New work by architecture faculty McLain Clutter and Cyrus Peñarroyo exploring time, attention, and spatial arrangements of media consumption is on exhibit now at the 2025 Chicago Architecture Biennial. 

This year’s Biennial, Shift: Architecture in Times of Radical Change, features nearly 100 participants, including Clutter and Peñarroyo’s design collaborative, EXTENTS, from 30 countries and runs through February 2026 at the Chicago Cultural Center and other venues across the city.

Their project, “Time Capsules: An Anti-Antenna for the City of Chicago,” examines how alternative spatial arrangements of media consumption might disrupt contemporary media habits. Through the creation of a raree, an antique spatial format of collective media consumption — one that starkly contrasts today’s increasingly isolated and insular media formats — the project stages new relationships between people, space, and technology to critique contemporary media formats that extract and monetize our attention, foment societal division, and speciously evangelize innovation. 

According to Clutter and Peñarroyo, “‘Time Capsules’ is a miniature infrastructure for connection and disconnection. It is both a media-archeological recovery of the raree and a ⅛-inch to 1-foot scale model of an ‘anti-antenna’ for the city of Chicago. An anti-antenna is an imaginary technology used to make place possible in the 21st century. If a regular antenna connects a point in space to multiple other points in space through the reception of electromagnetic waves, an anti-antenna reconnects a point in space to its point in space by resisting those waves, the onslaught of digital distraction they sponsor, and the claim they make on time.”

Working with team members Martin Rodriguez Jr., M.Arch, ’25, and Nancy Lynch, Clutter and Peñarroyo built their “Time Capsules” from six, vertically stacked 2-by-2-by-2-foot frame units assembled from half-inch diameter aluminum tubes with custom black rubberized fittings at the corners of the units. Inside the frame are multiple volumes composed of faraday fabric, a composite textile that has been woven with copper thread in order to block the transmission of electromagnetic waves.

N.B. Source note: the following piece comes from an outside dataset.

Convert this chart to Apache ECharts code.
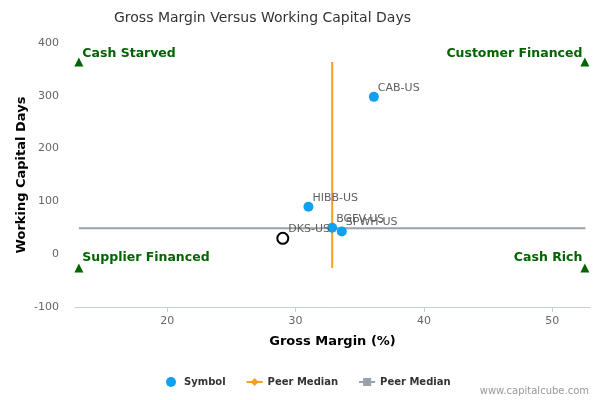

Within are tiny interior worlds cut off from the pervasiveness of digitally-regulated time, each offering a different vantage of the surrounding gallery viewable through lensed apertures. Visitors are invited to engage the installation in the round to look through peepholes in various surfaces and negotiate one another in space — while they engage the enclosed worlds within.

“Time Capsules” is on exhibit in the Yates Gallery at the Chicago Cultural Center.